New Jersey Governor Chris Christie and New York Mayor Michael Bloomberg were central figures in morning news coverage of the aftermath and continuing devastation of Hurricane/Superstorm Sandy.
Christie, in a press conference updating the damage to his state, said that every rail line had been damaged, houses lifted from their foundations, massive flooding, sewage treatment plants compromised, roads impassible and residents who could not be allowed to return to assess damage he said was worse than anything he had anticipated.
Footage of New York tunnels submerged in salt water, portions of nuclear plants shut down in New York and New Jersey, and scores of Houses in Queens burned down to the water lines prefaced a press conference by Cuomo.
They joined already iconic TV images of a Chelsea building whose front had collapsed, making it look like a doll house to one Fox reporter; a collapsed crane boom swaying high above the city, and water rushing past a door in a Hoboken PATH train station.
Bloomberg, flanked by Sen.
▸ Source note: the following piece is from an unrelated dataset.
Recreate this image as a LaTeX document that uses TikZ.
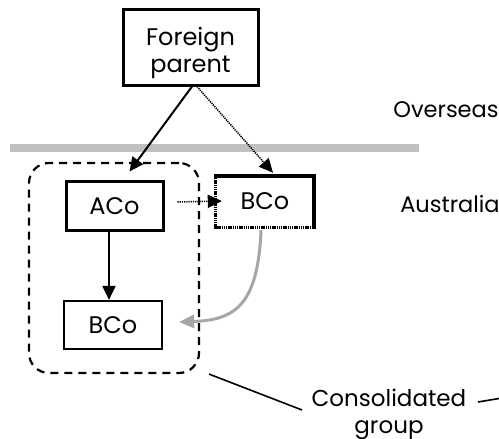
\documentclass[tikz,border=0pt]{standalone}
\usepackage{fontspec}
\setmainfont{Poppins}
\usetikzlibrary{arrows.meta,calc}
\definecolor{sepgray}{HTML}{C0C0C0}
\definecolor{arrgray}{HTML}{A6A6A6}
\tikzset{
  txt/.style={font=\fontsize{22.5}{27}\selectfont, inner sep=0pt},
  boxtxt/.style={font=\fontsize{24}{27}\selectfont, inner sep=0pt},
  box/.style={boxtxt, draw, line width=3pt, align=center},
  tip/.style={-{Triangle[length=14pt,width=13pt]}},
  conn/.style={line width=2pt, tip},
  dotconn/.style={line width=1.6pt, dash pattern=on 1.2pt off 1pt, tip},
}
\begin{document}
\begin{tikzpicture}[x=1pt,y=-1pt]
\clip (0,0) rectangle (499,439);
\useasboundingbox (0,0) rectangle (499,439);
% separator
\draw[sepgray, line width=8pt] (10,147.5) -- (419,147.5);
% nodes
\node[box, minimum width=135, minimum height=76, text height=60pt, text depth=10pt] (fp) at (190.5,47) {Foreign\\parent};
\node[box, minimum width=97, minimum height=49] (aco) at (114.5,206) {ACo};
\node[boxtxt, minimum width=98, minimum height=51] (bco1) at (265,201.5) {BCo};
\node[box, line width=2.2pt, minimum width=98, minimum height=48] (bco2) at (113,325) {BCo};
\draw[line width=3.5pt, line cap=rect] (bco1.north west) -- (bco1.north east) -- (bco1.south east);
\draw[line width=3pt, dash pattern=on 1.3pt off 0.9pt] (bco1.north west) -- (bco1.south west) -- (bco1.south east);
% group
\node[draw, line width=2.2pt, dash pattern=on 8pt off 6pt, rounded corners=20pt, minimum width=170, minimum height=210] (grp) at (114,268) {};
% labels
\node[txt, anchor=base] (ovs) at (446,117) {Overseas};
\node[txt, anchor=base] (aus) at (450,212) {Australia};
\node[txt, font=\fontsize{23}{27}\selectfont, anchor=base, align=center] (cg) at (389,433) {Consolidated\\group};
% connectors
\draw[conn] ([xshift=1.5pt]fp.south) -- ([xshift=15pt,yshift=8.5pt]aco.north);
\draw[dotconn] ([xshift=6.5pt]fp.south) -- ([xshift=8pt,yshift=3pt]bco1.north);
\draw[dotconn] ([xshift=13pt,yshift=4pt]aco.east) -- ([xshift=6pt,yshift=0.5pt]bco1.west);
\draw[conn] ([xshift=-5.5pt]aco.south) -- ([xshift=-4pt]bco2.north);
\draw[arrgray, line width=3pt, -{Triangle[length=15pt,width=13pt]}] ([xshift=-4pt,yshift=-3pt]bco1.south) .. controls (258,305) and (235,320) .. ([xshift=16pt,yshift=3pt]bco2.east);
% pointer lines
\coordinate (p1) at (302,410);
\coordinate (p2) at (478,402);
\coordinate (p3) at (520,395);
\draw[line width=1.6pt] ([xshift=9pt]grp.south east) -- (p1);
\draw[line width=1.6pt] (p2) -- (p3);
\end{tikzpicture}
\end{document}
Chuck Schumer, called it a devastating storm, perhaps the worst the city had ever experienced. He said there had been 23 fires, including more than 80 houses in Breezy Point, Queens. He called the TV pictures of that fire like a forest fire out West.
Bloomberg said the storm claimed the lives of at least 10 residents of New York City and said he expected that number to grow. He said the biggest challenges is getting transportation system up and moving and power restored. Subway damage is worst in its history, said an MTA official. Bloomberg said his administration would move “heaven and earth” to help.
Public transportation is closed “until further notice,” Bloomberg said, though limited bus service could be restored as early as Tuesday. Airports were also closed, and some estimates had the Con Ed power outages lasting as much as a week.
In Washington, which dodged much of the bullet that was Sandy, WUSA remained in wall-to-wall storm coverage mode Tuesday morning, while other stations had returned to regular programming.